Congress should pass the jobs bill
On the day of President Obama's much-awaited jobs speech 1,100 of the nation's 14 million unemployed thronged a jobs fair held at the Grappone Conference Center in Concord. They were among the people the president referred to that night when he said many Americans are "living week to week, paycheck to paycheck, even day to day."
"This is the last month I am able to stay above the finances," a single mother told Monitor columnist Ray Duckler. Another single mother seeking a job placed her stress level, on a scale of 0 to 10, at 10-plus.
The nation's stagnant economy created no new jobs in August. Economists had predicted an addition of 75,000 - 50,000, less than is needed each month just to accommodate people entering the workforce. The national unemployment rate remains stuck at dismal 9.1 percent and appears as likely to rise as to fall.
The jobs bill the president outlined Thursday is modest. The most optimistic economists say it could create up to 2 million jobs and boost economic growth by 2 percent. It consists almost entirely of proposals made or endorsed in the past by Republicans as well as Democrats, steps like lowering the payroll tax for both workers and small businesses, spending to rebuild the nation's infrastructure, and aid to states to help retain or rehire teachers, firefighters, police and other public employees.

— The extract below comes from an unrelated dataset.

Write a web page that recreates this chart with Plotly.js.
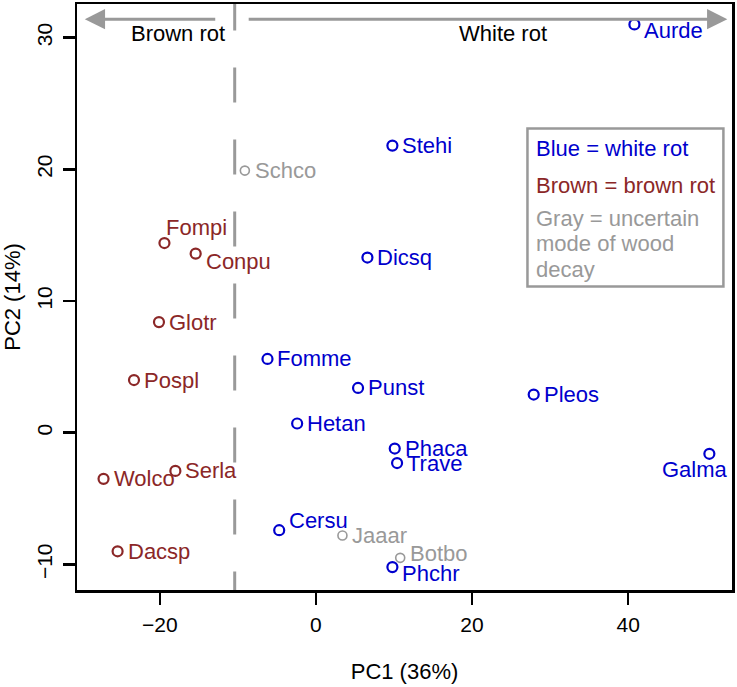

We urge Sen. Kelly Ayotte and Reps. Charlie Bass and Frank Guinta to put partisanship aside and vote to pass the jobs bill. Do nothing and the crowd at the next jobs fair will be even bigger, the suffering greater.
In their brief responses to the president's speech, all three stuck to Republican Party talking points. They opposed additional government spending to stimulate the economy and called instead for tax cuts for business and the easing of regulations.
Guinta was particularly scornful of the president's proposals, calling them "failed policy" and his words "empty eloquence." Yet Guinta went on to call for aid for "job creators" as if there were a Santa's workshop somewhere where elves hammer business tax cuts and rejected regulations into jobs. The problem is not tax policy or regulations but a lack of demand for what business sells. What the economy needs in order to create jobs are policies that put money in people's pockets quickly, and spending that puts people back to work by rebuilding the nation's infrastructure and educating the nation's children.
If Republicans refuse to act on his jobs plan, the president promised to take his message "to every corner of the country." Judging by the response of this state's congressional delegation, the president should plan on a trip to New Hampshire soon.
The president promised to pay for the $450 billion jobs act with spending cuts he will announce soon. Those cuts can probably be made without abandoning those who need the nation's help, but if not, money spent to rebuild roads, bridges and schools should be borrowed. The federal government can currently borrow at less than 2 percent interest. If Congress can't figure how to invest money at that rate in ways that bring far bigger returns down the road, it's time for a new Congress.
The measures in the jobs bill, including additional stimulus spending and tax cuts for business deserve bipartisan support. The national debt is a problem, but the surest way to make that debt bigger is to allow the nation to slip back into recession.